How CIRO-Regulated Firms Can Detect and Prevent Misconduct Through Turnover and Cost-to-Equity Analysis
Practical Solution
Introduction
In Canada’s investment industry, client protection and ethical trading practices lie at the heart of regulatory oversight. The Canadian Investment Regulatory Organization (CIRO, formerly IIROC) requires firms to ensure that all account activity is consistent with the client’s best interest, suitability, and fair-dealing standards.
Two of the most common red flags uncovered during compliance reviews are churning and excessive commissions.
While both involve inappropriate trading behavior, they differ in nature — and both can be detected using simple but powerful quantitative tools: the Turnover Ratio and the Cost-to-Equity Ratio.
This article explains how these ratios work, why they matter, and how compliance teams can apply them effectively using CIRO-aligned best practices.
1. What Is Churning?
Churning refers to excessive trading activity in a client’s account primarily to generate commissions for the dealing representative or dealer — without regard for the client’s investment objectives, risk tolerance, or best interest.
Under CIRO Rules 1400 and 3110, churning is considered a serious breach of conduct because it violates:
The client’s best interest standard;
The fair and good faith trading obligation; and
Often indicates unsuitable recommendations or conflicts of interest.
In essence, churning benefits the advisor or dealer — not the investor.
2. What Are Excessive Commissions?
Excessive commissions occur when:
The frequency or size of trades generates disproportionate fees relative to the account’s value or returns;
The same or similar transactions are repeated unnecessarily (e.g., switching between funds); or
Multiple fee structures are combined (such as fee-based plus embedded commissions), resulting in double charging — known as fee layering.
Like churning, this practice erodes investor returns and undermines confidence in fair dealing.
3. How Compliance Officers Detect These Issues
The most reliable way to spot churning or excessive commissions is by analyzing two key quantitative indicators:
A. Turnover Ratio

This ratio measures how many times an account’s holdings have been replaced (or “turned over”) in a year.
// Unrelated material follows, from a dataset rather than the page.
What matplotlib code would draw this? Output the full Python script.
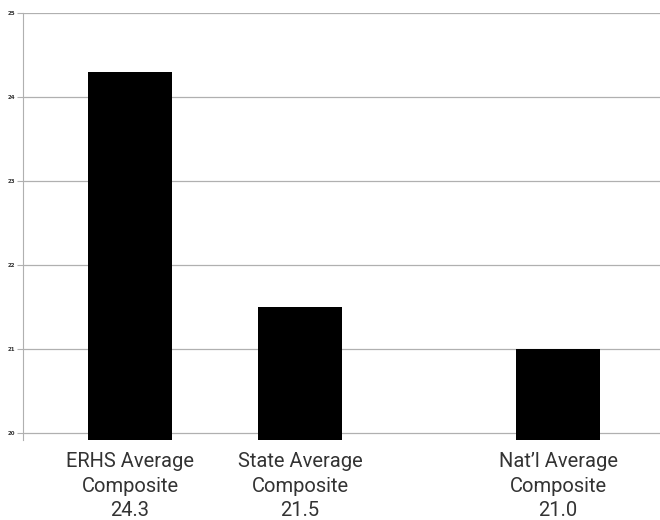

A ratio under 2× suggests normal activity.
A ratio between 2× and 3× warrants monitoring.
A ratio above 3× should trigger a review for potential churning.
B. Cost-to-Equity Ratio

This ratio reveals what percentage of an account’s value is consumed by trading costs each year.
Below 4 % is typically acceptable.
4–6 % is elevated but may be explainable.
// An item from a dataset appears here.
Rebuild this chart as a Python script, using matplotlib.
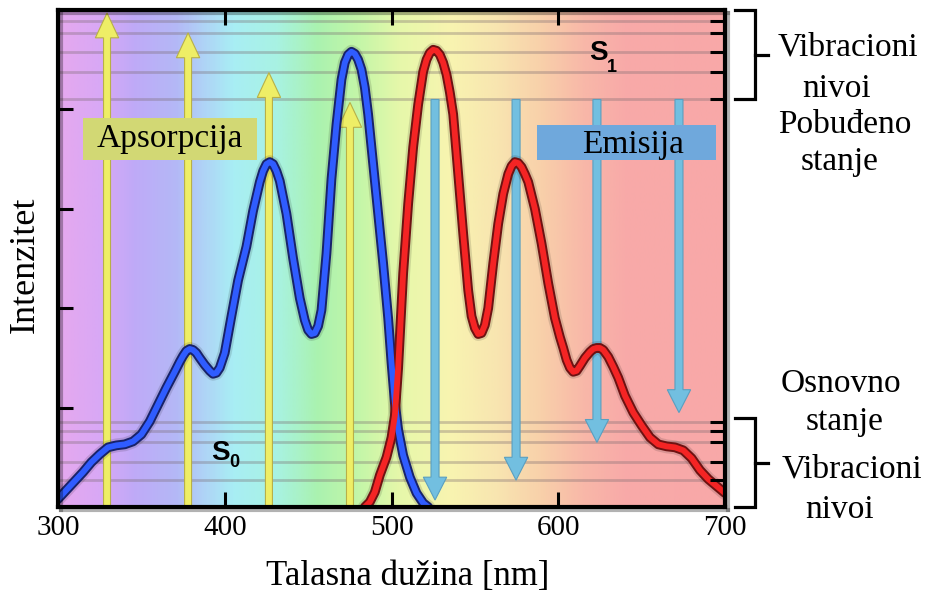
import numpy as np
import matplotlib.pyplot as plt
import matplotlib.patheffects as pe
from matplotlib.colors import LinearSegmentedColormap
from matplotlib.patches import FancyArrow, Rectangle
from matplotlib.transforms import blended_transform_factory

# absorption curve (blue), wavelength [nm] vs intensity
abs_nm = [300, 305, 310, 315, 320, 325, 330, 335, 340, 345, 350, 355, 360, 365, 370,
          373, 375, 377, 379, 381, 383, 385, 388, 391, 393, 395, 397, 400, 404, 408,
          413, 417, 421, 423, 425, 427, 429, 431, 433, 437, 441, 445, 448, 450, 452,
          454, 456, 458, 461, 464, 467, 470, 472, 474, 476, 478, 480, 482, 484, 486,
          489, 492, 495, 498, 500, 502, 504, 507, 511, 515, 519, 522]
abs_int = [0.08, 0.17, 0.26, 0.35, 0.45, 0.53, 0.60, 0.62, 0.63, 0.66, 0.73, 0.86, 1.03, 1.20, 1.36,
           1.46, 1.52, 1.57, 1.59, 1.58, 1.55, 1.50, 1.43, 1.37, 1.34, 1.35, 1.40, 1.55, 1.92, 2.28,
           2.62, 2.98, 3.27, 3.38, 3.45, 3.47, 3.45, 3.38, 3.28, 2.95, 2.50, 2.10, 1.88, 1.78, 1.74,
           1.75, 1.82, 1.98, 2.55, 3.30, 3.85, 4.30, 4.47, 4.55, 4.58, 4.56, 4.50, 4.40, 4.22, 3.95,
           3.45, 2.95, 2.45, 1.90, 1.45, 1.05, 0.78, 0.52, 0.30, 0.14, 0.04, 0.0]

# emission curve (red)
em_nm = [484, 487, 490, 493, 497, 500, 502, 504, 507, 510, 513, 516, 519, 521, 523,
         525, 527, 529, 531, 533, 535, 537, 540, 543, 546, 548, 550, 552, 554, 556,
         558, 561, 564, 567, 570, 572, 574, 576, 578, 580, 582, 586, 590, 594, 598,
         601, 603, 605, 607, 609, 611, 613, 616, 619, 621, 623, 625, 627, 630, 633,
         636, 640, 645, 650, 655, 660, 665, 670, 675, 680, 685, 690, 695, 700]
em_int = [0.0, 0.05, 0.15, 0.32, 0.50, 0.70, 0.92, 1.40, 2.35, 3.05, 3.62, 4.05, 4.38, 4.50, 4.57,
          4.60, 4.59, 4.55, 4.47, 4.35, 4.17, 3.95, 3.35, 2.75, 2.18, 1.92, 1.80, 1.74, 1.75, 1.83,
          2.00, 2.45, 2.85, 3.15, 3.35, 3.43, 3.47, 3.46, 3.42, 3.35, 3.27, 3.00, 2.65, 2.25, 1.90,
          1.71, 1.60, 1.48, 1.40, 1.36, 1.37, 1.42, 1.50, 1.56, 1.59, 1.60, 1.60, 1.58, 1.51, 1.41,
          1.30, 1.12, 0.95, 0.82, 0.70, 0.63, 0.61, 0.60, 0.57, 0.49, 0.37, 0.28, 0.21, 0.14]

# vibrational levels
s1_levels = [4.89, 4.77, 4.58, 4.38, 4.10]
s0_levels = [0.86, 0.76, 0.65, 0.45, 0.27]

# transition arrows
abs_arrow_nm = [329.4, 378.0, 426.5, 475.1]
abs_arrow_top = [4.97, 4.77, 4.37, 4.07]
em_arrow_nm = [526.1, 574.7, 623.2, 672.4]
em_arrow_bottom = [0.07, 0.27, 0.65, 0.95]
em_arrow_start = 4.10

xticks = [300, 400, 500, 600, 700]
yticks = [1, 2, 3, 4]

# background spectrum colours
bg_nm = [300, 325, 345, 370, 390, 405, 430, 455, 480, 505, 535, 565, 590, 615, 640, 700]
bg_colors = ['#e6a8ee', '#d8a8f6', '#bfaaf8', '#b4b8f6', '#aed8f6', '#a8eef4', '#a8f2e4',
             '#aaf2b0', '#c4f6a8', '#e6f8aa', '#f8f4b0', '#f8e4b0', '#f8d0aa', '#f8b8a8',
             '#f8aaa8', '#f8a8a8']

serif = 'Liberation Serif'
sans = 'Liberation Sans'


def draw_background(ax):
    stops = [((n - 300) / 400, c) for n, c in zip(bg_nm, bg_colors)]
    cmap = LinearSegmentedColormap.from_list('spectrum', stops)
    grad = np.linspace(0, 1, 800)[None, :]
    ax.imshow(grad, cmap=cmap, aspect='auto', extent=(300, 700, 0, 5),
              origin='lower', zorder=0, interpolation='bilinear')


def draw_levels(ax):
    for lv in s1_levels + s0_levels:
        ax.axhline(lv, color='#7a6a70', lw=2.0, alpha=0.35, zorder=1)


def draw_arrows(ax):
    for x, top in zip(abs_arrow_nm, abs_arrow_top):
        ax.add_patch(FancyArrow(x, 0, 0, top, width=4.2, head_width=14,
                                head_length=0.25, length_includes_head=True,
                                facecolor='#eeee66', edgecolor='#b8b048', lw=0.8, zorder=2))
    for x, bot in zip(em_arrow_nm, em_arrow_bottom):
        ax.add_patch(FancyArrow(x, em_arrow_start, 0, bot - em_arrow_start, width=4.8,
                                head_width=14, head_length=0.23, length_includes_head=True,
                                facecolor='#72bfe0', edgecolor='#5a9fc0', lw=0.8, zorder=2))


def draw_curve(ax, x, y, edge, core):
    kw = dict(solid_joinstyle='round', solid_capstyle='round')
    ax.plot(x, y, color='k', lw=10, alpha=0.12, zorder=3, **kw)
    ax.plot(x, y, color=edge, lw=7, zorder=4, **kw)
    ax.plot(x, y, color=core, lw=4.2, zorder=5, **kw)


def draw_labels(ax, fig):
    # boxes
    ax.add_patch(Rectangle((0.0375, 0.698), 0.261, 0.0845, transform=ax.transAxes,
                           facecolor='#d2d874', edgecolor='none', zorder=6))
    ax.text(0.168, 0.724, 'Apsorpcija', transform=ax.transAxes, ha='center', va='baseline',
            fontsize=24, family=serif, zorder=7)
    ax.add_patch(Rectangle((0.718, 0.698), 0.268, 0.0704, transform=ax.transAxes,
                           facecolor='#6fa8dc', edgecolor='none', zorder=6))
    ax.text(0.862, 0.712, 'Emisija', transform=ax.transAxes, ha='center', va='baseline',
            fontsize=24, family=serif, zorder=7)

    # state labels
    ax.text(0.811, 0.913, 'S', transform=ax.transAxes, ha='center', va='center',
            fontsize=20, family=sans, weight='bold', zorder=7)
    ax.text(0.831, 0.884, '1', transform=ax.transAxes, ha='center', va='center',
            fontsize=13, family=sans, weight='bold', zorder=7)
    ax.text(0.244, 0.109, 'S', transform=ax.transAxes, ha='center', va='center',
            fontsize=20, family=sans, weight='bold', zorder=7)
    ax.text(0.264, 0.090, '0', transform=ax.transAxes, ha='center', va='center',
            fontsize=13, family=sans, weight='bold', zorder=7)

    # brackets on the right
    tr = blended_transform_factory(ax.transAxes, ax.transData)
    for top, bot, mid in [(5.0, s1_levels[-1], 4.55), (s0_levels[0] + 0.04, 0.0, 0.44)]:
        ax.plot([1.015, 1.045, 1.045, 1.015], [top, top, bot, bot], color='k', lw=2.3,
                transform=tr, clip_on=False, solid_joinstyle='miter')
        ax.plot([1.045, 1.064], [mid, mid], color='k', lw=2.3, transform=tr, clip_on=False)

    W, H = 931, 593
    right_text = [('Vibracioni', 848, 55), ('nivoi', 837, 97), ('Pobuđeno', 845, 133),
                  ('stanje', 840, 170), ('Osnovno', 841, 392), ('stanje', 845, 430),
                  ('Vibracioni', 852, 477), ('nivoi', 840, 518)]
    for s, px, py in right_text:
        fig.text(px / W, 1 - py / H, s, ha='center', va='baseline', fontsize=24, family=serif)

    fig.text(408 / W, 1 - 585 / H, 'Talasna dužina [nm]', ha='center', va='baseline',
             fontsize=25, family=serif)
    fig.text(25 / W, 1 - 265 / H, 'Intenzitet', ha='center', va='center', rotation=90,
             fontsize=26, family=serif)


def main():
    fig = plt.figure(figsize=(9.31, 5.93), dpi=100)
    ax = fig.add_axes([58 / 931, 86 / 593, 667 / 931, 497 / 593])

    draw_background(ax)
    draw_levels(ax)
    draw_arrows(ax)
    draw_curve(ax, abs_nm, abs_int, '#18226a', '#2f5cff')
    draw_curve(ax, em_nm, em_int, '#6e1212', '#f42424')

    ax.set_xlim(300, 700)
    ax.set_ylim(0, 5)
    ax.set_xticks(xticks)
    ax.set_xticklabels([str(t) for t in xticks], family=serif, fontsize=21)
    ax.set_yticks(yticks)
    ax.set_yticklabels([])
    ax.tick_params(axis='both', direction='in', length=11, width=2.2, top=True, pad=6)
    shadow = [pe.SimpleLineShadow(offset=(2, -2), shadow_color='k', alpha=0.3), pe.Normal()]
    for sp in ax.spines.values():
        sp.set_linewidth(3)
        sp.set_zorder(8)
        sp.set_path_effects(shadow)

    # right-hand ticks mark the vibrational levels
    ax2 = ax.twinx()
    ax2.set_ylim(0, 5)
    ax2.set_yticks(s1_levels + s0_levels)
    ax2.set_yticklabels([])
    ax2.tick_params(axis='y', direction='in', length=11, width=2.2)
    for sp in ax2.spines.values():
        sp.set_visible(False)

    draw_labels(ax, fig)

    fig.savefig('out.png', dpi=100)


if __name__ == "__main__":
    main()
Above 6 % signals potential over-trading or excessive cost to the client.
4. Calculating Average Account Equity
To ensure accuracy — especially when deposits or withdrawals occur — firms may use the Monthly Average. It is not the most accurate method , but more simple and yet still efficent enough.
Balance Method:
Record each month’s ending balance (cash + investments).
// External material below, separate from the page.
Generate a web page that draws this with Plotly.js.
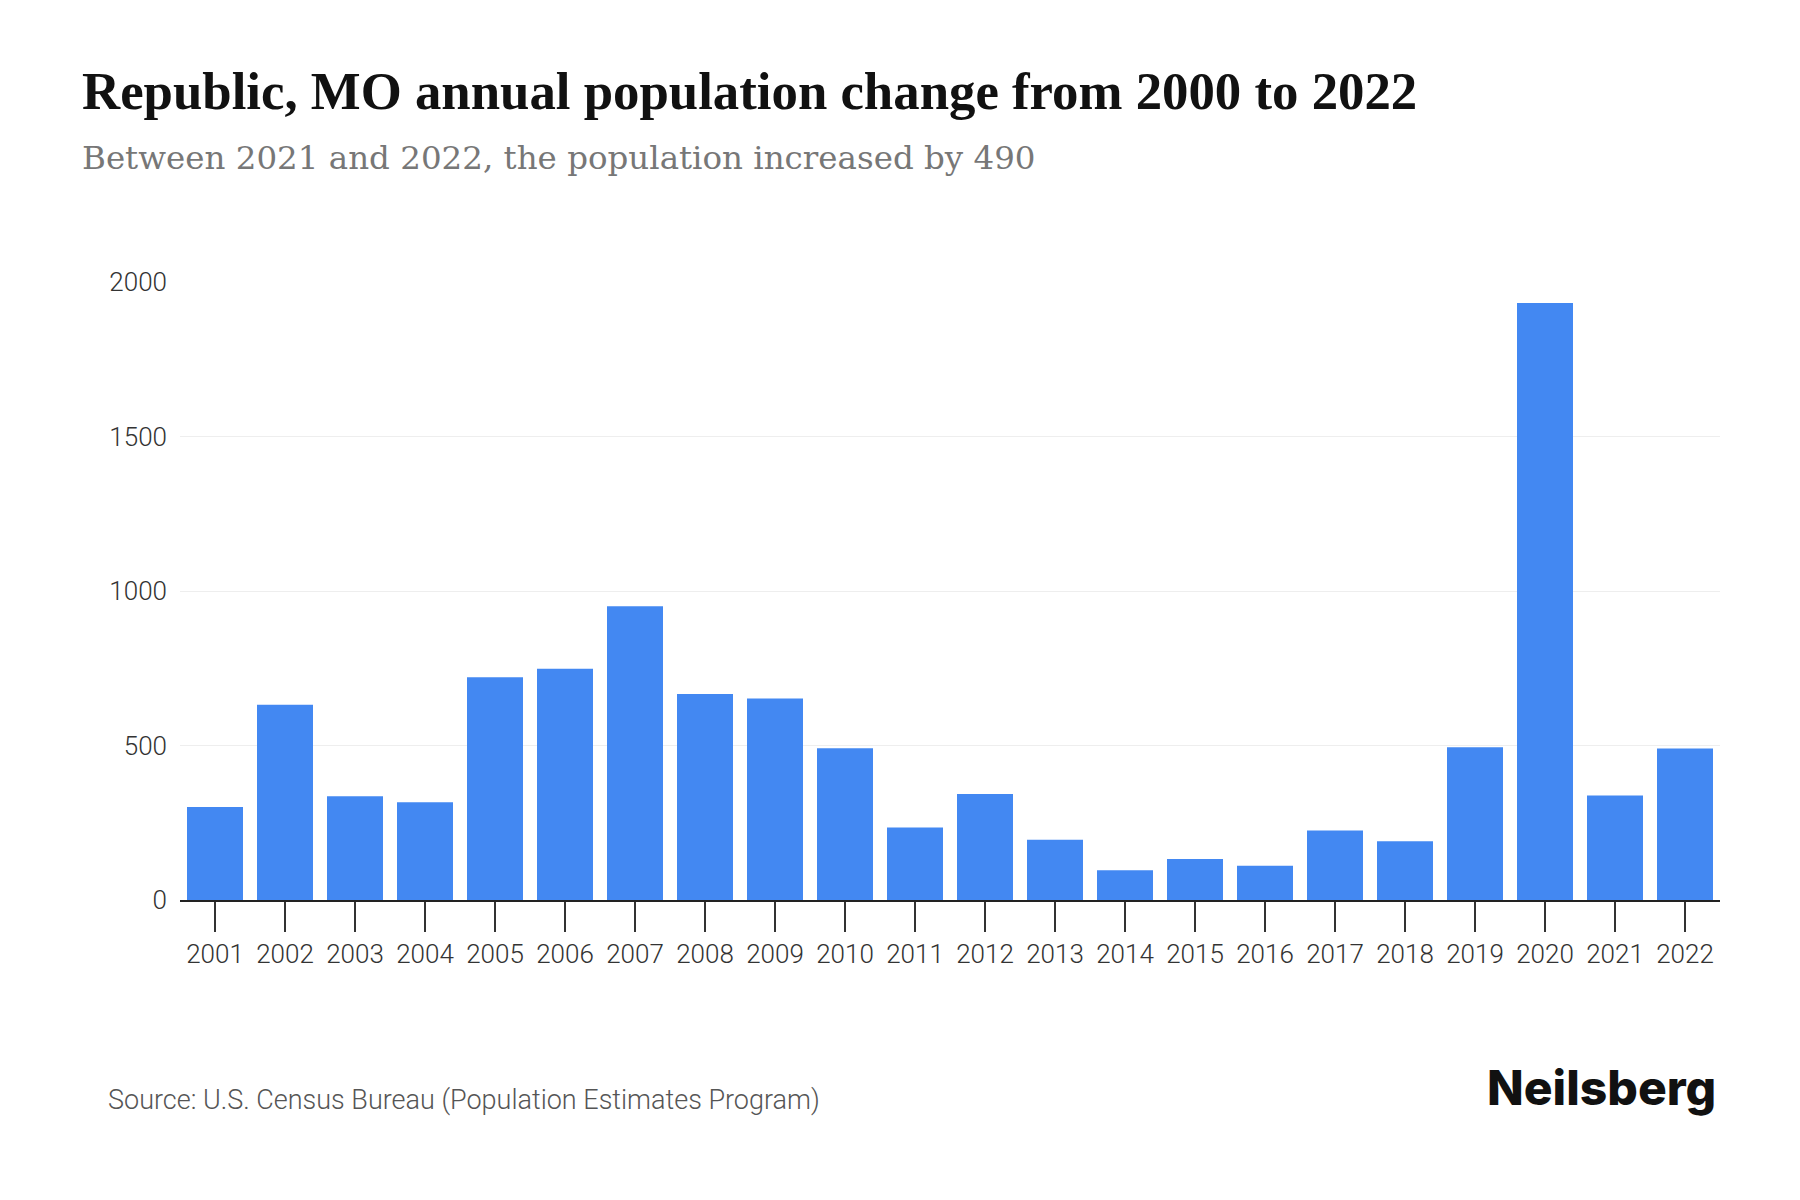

Add all twelve month-end balances.
Divide by 12 to determine the average account equity.
Only accounts that have been open for at least 12 months should be included in this analysis. Newer accounts may show distorted ratios due to initial funding or liquidation events.
5. Interpreting Results in Practice
Compliance officers should document the rationale for each flagged account, review trading notes, and confirm consistency with the client’s KYC and stated objectives.
6. Why These Metrics Matter
Regularly monitoring turnover and cost-to-equity ratios helps firms:
Detect and deter churning before it becomes a disciplinary issue.
Ensure fees remain proportionate to the client’s portfolio size and strategy.
Demonstrate a robust supervisory system, as required under CIRO Rule 3110.
Strengthen investor confidence through transparent, ethical business conduct.
7. Recordkeeping and Audit Readiness
All calculations, supporting data, and supervisory notes should be retained for at least seven years under CIRO Rule 3800.Firms should apply a consistent methodology across all advisors and re-evaluate thresholds annually to ensure continued relevance.
Conclusion
By integrating turnover and cost-to-equity monitoring into monthly compliance reviews, CIRO-regulated firms can proactively safeguard investors, identify potential misconduct early, and uphold the highest standards of fair dealing.
Churning and excessive commissions may seem like numbers on a spreadsheet — but behind every ratio is a client who deserves integrity, transparency, and trust.